Skip the pictures, please, and write out exactly the lines from the opening of the data through the line containing "c.stroke();".

○ ○ ○

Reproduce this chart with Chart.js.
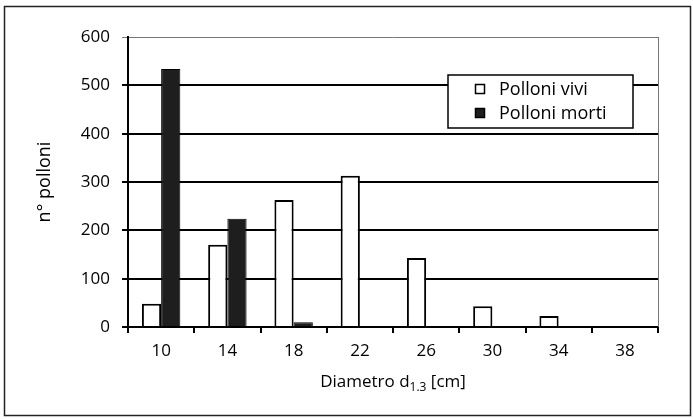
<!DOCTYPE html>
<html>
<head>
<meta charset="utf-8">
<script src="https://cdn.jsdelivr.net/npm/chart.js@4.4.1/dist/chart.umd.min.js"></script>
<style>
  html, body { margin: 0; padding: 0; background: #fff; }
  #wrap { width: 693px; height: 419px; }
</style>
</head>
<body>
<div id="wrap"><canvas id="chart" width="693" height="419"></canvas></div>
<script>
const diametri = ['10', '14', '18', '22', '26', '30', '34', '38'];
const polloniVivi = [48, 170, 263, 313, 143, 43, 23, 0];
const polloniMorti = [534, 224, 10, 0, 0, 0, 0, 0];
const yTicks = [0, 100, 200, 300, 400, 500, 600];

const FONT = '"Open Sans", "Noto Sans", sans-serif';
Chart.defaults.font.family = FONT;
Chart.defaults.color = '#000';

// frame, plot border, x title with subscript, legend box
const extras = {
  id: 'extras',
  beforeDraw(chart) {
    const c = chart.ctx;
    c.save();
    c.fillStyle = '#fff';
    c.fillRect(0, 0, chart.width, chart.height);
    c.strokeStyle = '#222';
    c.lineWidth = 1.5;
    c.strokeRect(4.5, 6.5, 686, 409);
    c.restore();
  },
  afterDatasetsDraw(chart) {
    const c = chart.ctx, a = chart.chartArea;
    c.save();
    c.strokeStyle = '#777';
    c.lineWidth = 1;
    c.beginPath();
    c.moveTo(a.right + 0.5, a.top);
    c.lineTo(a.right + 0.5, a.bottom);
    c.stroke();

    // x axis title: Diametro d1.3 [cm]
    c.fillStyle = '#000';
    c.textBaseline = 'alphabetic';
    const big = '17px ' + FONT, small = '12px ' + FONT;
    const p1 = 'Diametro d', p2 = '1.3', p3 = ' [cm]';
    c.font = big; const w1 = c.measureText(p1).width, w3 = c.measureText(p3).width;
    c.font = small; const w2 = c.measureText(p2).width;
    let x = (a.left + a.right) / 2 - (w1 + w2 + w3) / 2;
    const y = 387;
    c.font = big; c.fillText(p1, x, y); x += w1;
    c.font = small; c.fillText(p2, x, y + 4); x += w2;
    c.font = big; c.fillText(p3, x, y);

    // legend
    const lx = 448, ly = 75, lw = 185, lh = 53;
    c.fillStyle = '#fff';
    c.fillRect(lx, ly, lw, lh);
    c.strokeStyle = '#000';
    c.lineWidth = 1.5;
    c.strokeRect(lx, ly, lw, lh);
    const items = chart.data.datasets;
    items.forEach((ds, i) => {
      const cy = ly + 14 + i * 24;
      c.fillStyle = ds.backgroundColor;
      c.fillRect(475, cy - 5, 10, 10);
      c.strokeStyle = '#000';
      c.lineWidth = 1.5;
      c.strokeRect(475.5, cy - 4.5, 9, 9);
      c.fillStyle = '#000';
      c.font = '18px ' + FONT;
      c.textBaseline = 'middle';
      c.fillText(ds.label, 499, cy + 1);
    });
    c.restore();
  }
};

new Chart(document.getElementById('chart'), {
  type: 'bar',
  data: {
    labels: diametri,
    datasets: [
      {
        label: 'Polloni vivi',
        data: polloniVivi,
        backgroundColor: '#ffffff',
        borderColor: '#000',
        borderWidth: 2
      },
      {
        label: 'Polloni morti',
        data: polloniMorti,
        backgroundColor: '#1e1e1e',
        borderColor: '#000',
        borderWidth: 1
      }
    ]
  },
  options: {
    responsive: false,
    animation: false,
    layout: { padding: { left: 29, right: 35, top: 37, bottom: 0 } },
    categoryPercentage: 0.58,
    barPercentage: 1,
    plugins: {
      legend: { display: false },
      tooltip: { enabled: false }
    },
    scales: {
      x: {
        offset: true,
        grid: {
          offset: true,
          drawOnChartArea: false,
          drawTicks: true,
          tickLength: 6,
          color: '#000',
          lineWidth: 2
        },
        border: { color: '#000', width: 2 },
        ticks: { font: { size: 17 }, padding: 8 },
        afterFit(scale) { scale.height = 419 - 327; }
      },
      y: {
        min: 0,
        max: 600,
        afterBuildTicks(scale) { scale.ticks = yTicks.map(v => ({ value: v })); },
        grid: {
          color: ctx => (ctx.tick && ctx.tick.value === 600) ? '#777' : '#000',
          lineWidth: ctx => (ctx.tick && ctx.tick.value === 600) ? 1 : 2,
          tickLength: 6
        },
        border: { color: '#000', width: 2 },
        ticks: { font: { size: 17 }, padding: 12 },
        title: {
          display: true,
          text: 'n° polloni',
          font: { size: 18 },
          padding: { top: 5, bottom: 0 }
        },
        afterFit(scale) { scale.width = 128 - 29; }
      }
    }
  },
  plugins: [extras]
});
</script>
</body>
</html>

○ ○ ○

• EXERCISE SOLUTION:
Reproduce this chart with Chart.js.
<!DOCTYPE html>
<html>
<head>
<meta charset="utf-8">
<script src="https://cdn.jsdelivr.net/npm/chart.js@4.4.1/dist/chart.umd.min.js"></script>
<style>
  html, body { margin: 0; padding: 0; background: #fff; }
  #wrap { width: 693px; height: 419px; }
</style>
</head>
<body>
<div id="wrap"><canvas id="chart" width="693" height="419"></canvas></div>
<script>
const diametri = ['10', '14', '18', '22', '26', '30', '34', '38'];
const polloniVivi = [48, 170, 263, 313, 143, 43, 23, 0];
const polloniMorti = [534, 224, 10, 0, 0, 0, 0, 0];
const yTicks = [0, 100, 200, 300, 400, 500, 600];

const FONT = '"Open Sans", "Noto Sans", sans-serif';
Chart.defaults.font.family = FONT;
Chart.defaults.color = '#000';

// frame, plot border, x title with subscript, legend box
const extras = {
  id: 'extras',
  beforeDraw(chart) {
    const c = chart.ctx;
    c.save();
    c.fillStyle = '#fff';
    c.fillRect(0, 0, chart.width, chart.height);
    c.strokeStyle = '#222';
    c.lineWidth = 1.5;
    c.strokeRect(4.5, 6.5, 686, 409);
    c.restore();
  },
  afterDatasetsDraw(chart) {
    const c = chart.ctx, a = chart.chartArea;
    c.save();
    c.strokeStyle = '#777';
    c.lineWidth = 1;
    c.beginPath();
    c.moveTo(a.right + 0.5, a.top);
    c.lineTo(a.right + 0.5, a.bottom);
    c.stroke();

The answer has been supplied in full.